Seks di ruang gravitasi mendekati nol sulit dilakukan karena tidak ada gaya tarik menarik di antara mereka yang melakukannya.
Bahkan, jika ide pembangunan koloni luar angkasa yang digagas fisikawan Universitas Princetown, Amerika Serikat, Gerard K O’neill, tahun 1976 dan digaungkan kembali pendiri perusahaan antariksa Blue Origin dan CEO Amazon Jeff Bezos pada 2019 terwujud, akan lebih banyak manusia hidup di luar angkasa. Namun, koloni berbentuk silinder atau bola yang meniru kehidupan Bumi dan mengambang di luar angkasa itu kemungkinan baru terwujud pada abad-abad mendatang.

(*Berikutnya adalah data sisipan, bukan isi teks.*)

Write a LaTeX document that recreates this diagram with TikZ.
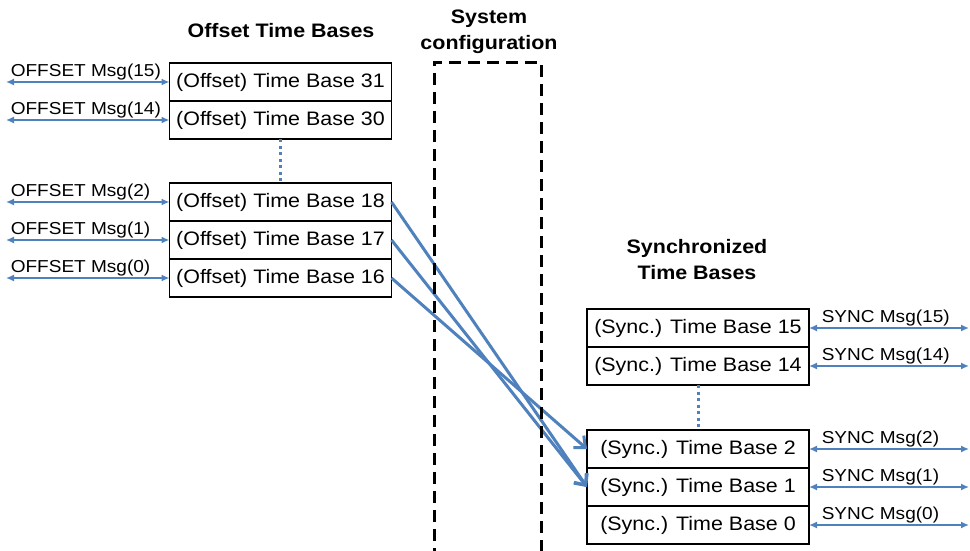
\documentclass[tikz,border=0pt]{standalone}
\usepackage{fontspec}
\setmainfont{Liberation Sans}[FakeStretch=1.1]
\usetikzlibrary{arrows.meta}
\usetikzlibrary{positioning}
\definecolor{tbblue}{RGB}{79,129,189}
\tikzset{
tbox/.style={draw, line width=1.3pt, outer sep=0pt, inner sep=0pt,
    minimum width=222pt, minimum height=38pt, font=\fontsize{19.5}{20}\selectfont},
msg/.style={tbblue, line width=1.5pt, {Latex[length=8pt,width=7pt]}-{Latex[length=8pt,width=7pt]}},
msglbl/.style={text=black, inner sep=1pt, pos=0, above right, font=\fontsize{17.3}{18}\selectfont},
offlbl/.style={msglbl, xshift=3pt},
synclbl/.style={msglbl, xshift=11pt},
map/.style={tbblue, line width=3pt, -{Straight Barb[length=9pt,width=16pt]}},
gap/.style={tbblue, line width=3pt, dash pattern=on 3pt off 3.5pt},
cfgbox/.style={line width=3pt, dash pattern=on 12pt off 7pt},
heading/.style={align=center, font=\bfseries\fontsize{19.5}{26}\selectfont},
}
\begin{document}
\begin{tikzpicture}[x=1pt,y=-1pt]
    \useasboundingbox (0,0) rectangle (970,550);
    \coordinate (lft) at (6,0);
    \coordinate (rgt) at (969,0);
    \coordinate (cfgtl) at (434,62);
    \coordinate (cfgbr) at (541,560);

    \node[heading] (offhead) at (281,31) {Offset Time Bases};
    \node[heading] (cfghead) at (489,32) {System\\configuration};
    \node[heading] (synchead) at (697,260) {Synchronized\\Time Bases};

    \node[tbox] (ob31) at (280.5,82) {(Offset) Time Base 31};
    \node[tbox, below=0pt of ob31] (ob30) {(Offset) Time Base 30};
    \node[tbox] (ob18) at (280.5,202) {(Offset) Time Base 18};
    \node[tbox, below=0pt of ob18] (ob17) {(Offset) Time Base 17};
    \node[tbox, below=0pt of ob17] (ob16) {(Offset) Time Base 16};

    \node[tbox] (sb15) at (698,328) {(Sync.) Time Base 15};
    \node[tbox, below=0pt of sb15] (sb14) {(Sync.) Time Base 14};
    \node[tbox] (sb2) at (698,449) {(Sync.) Time Base 2};
    \node[tbox, below=0pt of sb2] (sb1) {(Sync.) Time Base 1};
    \node[tbox, below=0pt of sb1] (sb0) {(Sync.) Time Base 0};

    \draw[msg] (lft |- ob31.west) -- node[offlbl] {OFFSET Msg(15)} (ob31.west);
    \draw[msg] (lft |- ob30.west) -- node[offlbl] {OFFSET Msg(14)} (ob30.west);
    \draw[msg] (lft |- ob18.west) -- node[offlbl] {OFFSET Msg(2)} (ob18.west);
    \draw[msg] (lft |- ob17.west) -- node[offlbl] {OFFSET Msg(1)} (ob17.west);
    \draw[msg] (lft |- ob16.west) -- node[offlbl] {OFFSET Msg(0)} (ob16.west);

    \draw[msg] (sb15.east) -- node[synclbl] {SYNC Msg(15)} (rgt |- sb15.east);
    \draw[msg] (sb14.east) -- node[synclbl] {SYNC Msg(14)} (rgt |- sb14.east);
    \draw[msg] (sb2.east) -- node[synclbl] {SYNC Msg(2)} (rgt |- sb2.east);
    \draw[msg] (sb1.east) -- node[synclbl] {SYNC Msg(1)} (rgt |- sb1.east);
    \draw[msg] (sb0.east) -- node[synclbl] {SYNC Msg(0)} (rgt |- sb0.east);

    \draw[gap] (ob30.south) -- (ob18.north);
    \draw[gap] (sb14.south) -- (sb2.north);

    \draw[map] (ob18.east) -- (sb1.west);
    \draw[map] (ob17.east) -- (sb1.west);
    \draw[map] (ob16.east) -- (sb2.west);

    \draw[cfgbox] (cfgtl |- cfgbr) -- (cfgtl) -- (cfgbr |- cfgtl) -- (cfgbr);
\end{tikzpicture}
\end{document}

Memindahkan manusia, baik itu ke Bulan, Mars, maupun ke wahana yang melanglang di luar angkasa, memang bisa menghindarkan manusia dari berbagai bencana yang mengancam keberlangsungan Bumi. Namun, berada di luar angkasa saja sudah menempatkan manusia dalam risiko hidup yang mengancam nyawa mereka. Di luar angkasa, tubuh manusia bereaksi dan berproses secara berbeda dibandingkan saat manusia ada di Bumi.
Manusia memang sudah lebih 50 tahun menjelajah luar angkasa, termasuk mendarat di Bulan. Namun, salah satu persoalan dasar manusia yaitu seks, belum pernah dibicarakan secara terbuka oleh komunitas luar angkasa dunia. Secara resmi, seks di luar angkasa pun belum pernah diuji oleh antariksawan, baik astronot, kosmonot, atau taikonot. Akibatnya, cara, risiko, dan upaya mencegah kehamilan selama di luar angkasa belum diketahui pasti.

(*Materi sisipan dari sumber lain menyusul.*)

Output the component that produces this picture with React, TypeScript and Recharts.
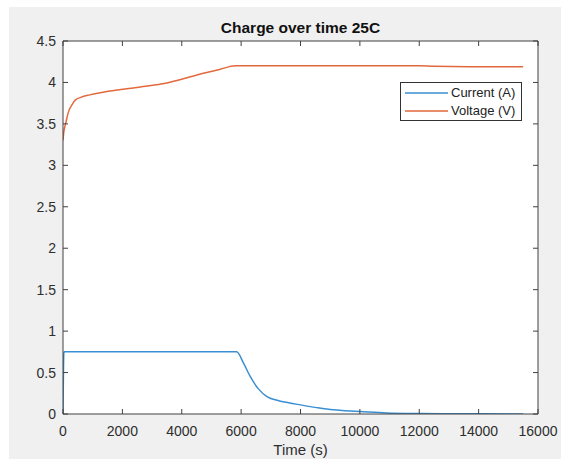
import React from 'react';
import { LineChart, Line, XAxis, YAxis, Label, Legend, CartesianGrid } from 'recharts';

// ---- Data ----
const currentTime = [0, 30, 50, 1000, 3000, 5000, 5850, 6085, 6310, 6590, 6870, 7260, 7600, 8000, 8500, 9100, 9500, 10000, 10900, 12000, 13000, 14000, 15500];
const currentValues = [0, 0.74, 0.75, 0.75, 0.75, 0.75, 0.75, 0.61, 0.45, 0.3, 0.21, 0.16, 0.135, 0.11, 0.08, 0.05, 0.04, 0.03, 0.012, 0.005, 0.003, 0.002, 0.001];

const voltageTime = [0, 20, 40, 65, 100, 150, 200, 300, 420, 600, 900, 1300, 1850, 2300, 2700, 3300, 3900, 4600, 5300, 5800, 7000, 9000, 11000, 12000, 12500, 14000, 15500];
const voltageValues = [3.3, 3.38, 3.43, 3.47, 3.52, 3.6, 3.66, 3.73, 3.79, 3.82, 3.85, 3.88, 3.91, 3.93, 3.95, 3.98, 4.03, 4.1, 4.16, 4.2, 4.2, 4.2, 4.2, 4.2, 4.195, 4.19, 4.19];

const xTicks = [0, 2000, 4000, 6000, 8000, 10000, 12000, 14000, 16000];
const yTicks = [0, 0.5, 1, 1.5, 2, 2.5, 3, 3.5, 4, 4.5];
const seriesNames = ['Current (A)', 'Voltage (V)'];
const titleText = 'Charge over time 25C';
const xLabelText = 'Time (s)';

const currentData = currentTime.map((t, i) => ({ t, v: currentValues[i] }));
const voltageData = voltageTime.map((t, i) => ({ t, v: voltageValues[i] }));

const FONT = '"Liberation Sans", Arial, Helvetica, sans-serif';
const BLUE = '#3a8fd3';
const ORANGE = '#e2693d';
const AXIS = '#404040';
const TEXT = '#2e2e2e';
const colors = [BLUE, ORANGE];

const LegendBox = () => (
  <div
    style={{
      width: 122,
      height: 39,
      boxSizing: 'border-box',
      border: '1px solid #333',
      background: '#fff',
      fontFamily: FONT,
      fontSize: 13,
      color: '#222',
      paddingTop: 1,
    }}
  >
    {seriesNames.map((name, i) => (
      <div key={name} style={{ display: 'flex', alignItems: 'center', height: 18 }}>
        <svg width={50} height={18} style={{ display: 'block' }}>
          <line x1={4} y1={9} x2={47} y2={9} stroke={colors[i]} strokeWidth={1.5} />
        </svg>
        <span style={{ lineHeight: '18px', whiteSpace: 'nowrap' }}>{name}</span>
      </div>
    ))}
  </div>
);

export default function App() {
  return (
    <div style={{ position: 'absolute', left: 0, top: 0, width: 561, height: 459, background: '#fff' }}>
      <div style={{ position: 'absolute', left: 9, top: 7, width: 552, height: 452, background: '#f0f0f0' }}>
        <LineChart
          width={552}
          height={452}
          margin={{ top: 33, right: 22, bottom: 0, left: 0 }}
          style={{ fontFamily: FONT }}
        >
          <CartesianGrid
            xAxisId="bottom"
            yAxisId="left"
            horizontal={false}
            vertical={false}
            fill="#ffffff"
            stroke="none"
          />
          <XAxis
            xAxisId="bottom"
            dataKey="t"
            type="number"
            domain={[0, 16000]}
            ticks={xTicks}
            allowDataOverflow
            height={45}
            stroke={AXIS}
            tickSize={-5}
            tickMargin={17}
            tick={{ fill: TEXT, fontSize: 14 }}
            interval={0}
          >
            <Label value={xLabelText} position="insideBottom" offset={4} style={{ fill: TEXT, fontSize: 15 }} />
          </XAxis>
          <XAxis
            xAxisId="top"
            orientation="top"
            dataKey="t"
            type="number"
            domain={[0, 16000]}
            ticks={xTicks}
            allowDataOverflow
            height={1}
            stroke={AXIS}
            tickSize={-5}
            tickFormatter={() => ''}
            interval={0}
          >
            <Label value={titleText} position="top" offset={7} style={{ fill: '#111', fontSize: 15.5, fontWeight: 'bold' }} />
          </XAxis>
          <YAxis
            yAxisId="left"
            type="number"
            domain={[0, 4.5]}
            ticks={yTicks}
            allowDataOverflow
            width={54}
            stroke={AXIS}
            tickSize={-5}
            tickMargin={12}
            tick={{ fill: TEXT, fontSize: 14 }}
            interval={0}
          />
          <YAxis
            yAxisId="right"
            orientation="right"
            type="number"
            domain={[0, 4.5]}
            ticks={yTicks}
            allowDataOverflow
            width={1}
            stroke={AXIS}
            tickSize={-5}
            tickFormatter={() => ''}
            interval={0}
          />
          <Legend
            layout="vertical"
            align="center"
            verticalAlign="middle"
            content={<LegendBox />}
            wrapperStyle={{ left: 391, top: 75, width: 122, height: 39 }}
          />
          <Line
            xAxisId="bottom"
            yAxisId="left"
            data={currentData}
            dataKey="v"
            name={seriesNames[0]}
            type="monotone"
            stroke={BLUE}
            strokeWidth={1.5}
            dot={false}
            isAnimationActive={false}
          />
          <Line
            xAxisId="bottom"
            yAxisId="left"
            data={voltageData}
            dataKey="v"
            name={seriesNames[1]}
            type="monotone"
            stroke={ORANGE}
            strokeWidth={1.5}
            dot={false}
            isAnimationActive={false}
          />
        </LineChart>
      </div>
    </div>
  );
}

Desas-desus dan fantasi tentang hubungan seks di ruang dengan gravitasi mikro yang membuat tubuh melayang-layang muncul sejak Uni Soviet mengirimkan misi ke luar angkasa dengan awak campuran laki-laki dan perempuan pada 1982 dan AS mengirim pasangan suami-istri antariksawan pada 1992. Namun, hingga kini, semua otoritas penerbangan luar angkasa membantahnya.
Selama bertugas di luar angkasa, jadwal antariksawan telah diatur ketat. Banyak misi harus mereka jalankan dalam waktu singkat. Belum lagi mereka harus menjaga kebugaran fisik selama beberapa jam per hari karena kekuatan otot dan kepadatan tulang berkurang saat di luar angkasa. Mereka juga harus tidur cukup waktu demi menjaga kestabilan mentalnya ditengah ketidakjelasan waktu siang dan malam.
Baca juga: Jejak Cakrawala Stasiun Luar Angkasa Internasional
”Kami tidak memilikinya (hubungan seks di luar angkasa) dan tidak menginginkannya,” kata Alan Poindexter, antariksawan AS yang telah menghabiskan lebih 27 hari di luar angkasa seperti dikutip Space, 29 Juni 2010. Bagi Poindexter, yang meninggal pada 2012, antariksawan hanya ingin bekerja secara profesional dan memperlakukan semua awak penerbangan dengan hormat.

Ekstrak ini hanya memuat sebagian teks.